As the Cathedral, you have two other missions.
You have a mission to Boise.
This city has grown and changed beyond anything
         I could have imagined when I left.

Boise today needs a community engaged Cathedral
to be its spiritual heart,
         showing everyone of any faith or no faith
         some Christ light that is open-minded and generous of spirit.
The Falwells, Robertsons, and Franklin Grahams
have branded Christianity as a hateful bigoted cult
that young people, bright people,
         and good-hearted Idahoans won’t touch with a 10-foot pole.

Those good people are cut off from Christ,
         and good people need Jesus too.
Your mission is to show Jesus to Boise as he is
-- not as others have slandered him.

Third, as the Cathedral, you have a mission to other churches
         in this diocese – a mission to help them out
         with resources small congregations
         can’t generate from their own ranks.
That’s what it means to be a Cathedral.
A Cathedral is a resource church for a whole diocese.

There is no lovelier state than Idaho.
But it gets lonely out there and small towns are struggling.
They need help and you have it to give.

Those three missions take money – the money
         our culture has brainwashed us to think is ours.
But it’s God’s money entrusted to us for God’s mission.

Brothers and sisters, you have blessed many lives.
You have blessed my life richly.
But God has given you the ability to do so much more.
God has given you the ability to do things
         that will make Boise sit up and take notice –
         that will make Idaho sit up and take notice.
God longs to do a new thing here -- to flower in a new way.
 a bigger, brighter, altogether better way.

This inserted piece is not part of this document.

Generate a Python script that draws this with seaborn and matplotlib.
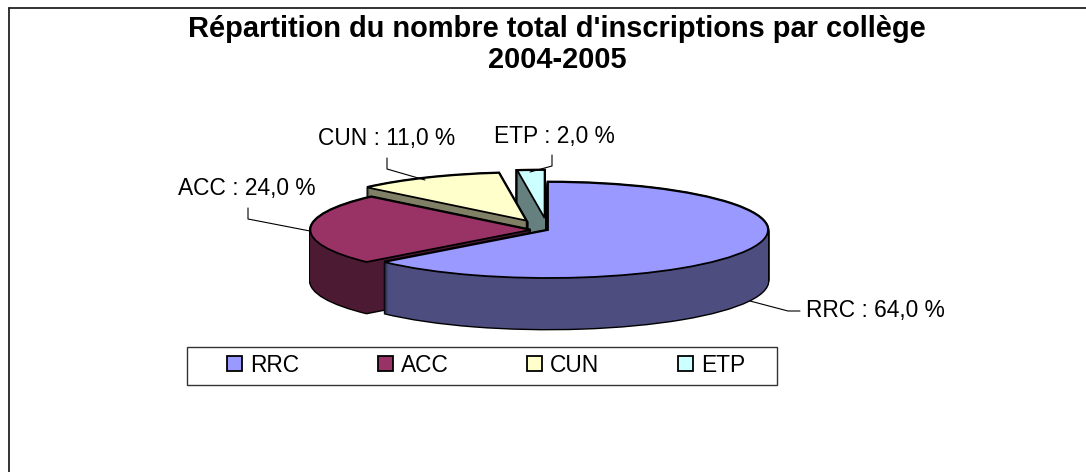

But God won’t do it without you.
God loves you too much for that.
God loves you too much to leave you out
         of this adventure.

God invites you to open your hands and your hearts
         to this mission -- not just for the sake of all those
         who have been alienated from the faith by bigots,
         not just for the sake of struggling congregations,
         but for your own sakes.

God wants you to know the freedom and the richness
                  of placing your treasure and your heart
in this living breathing network

                  of human relationships that Jesus called heaven itself.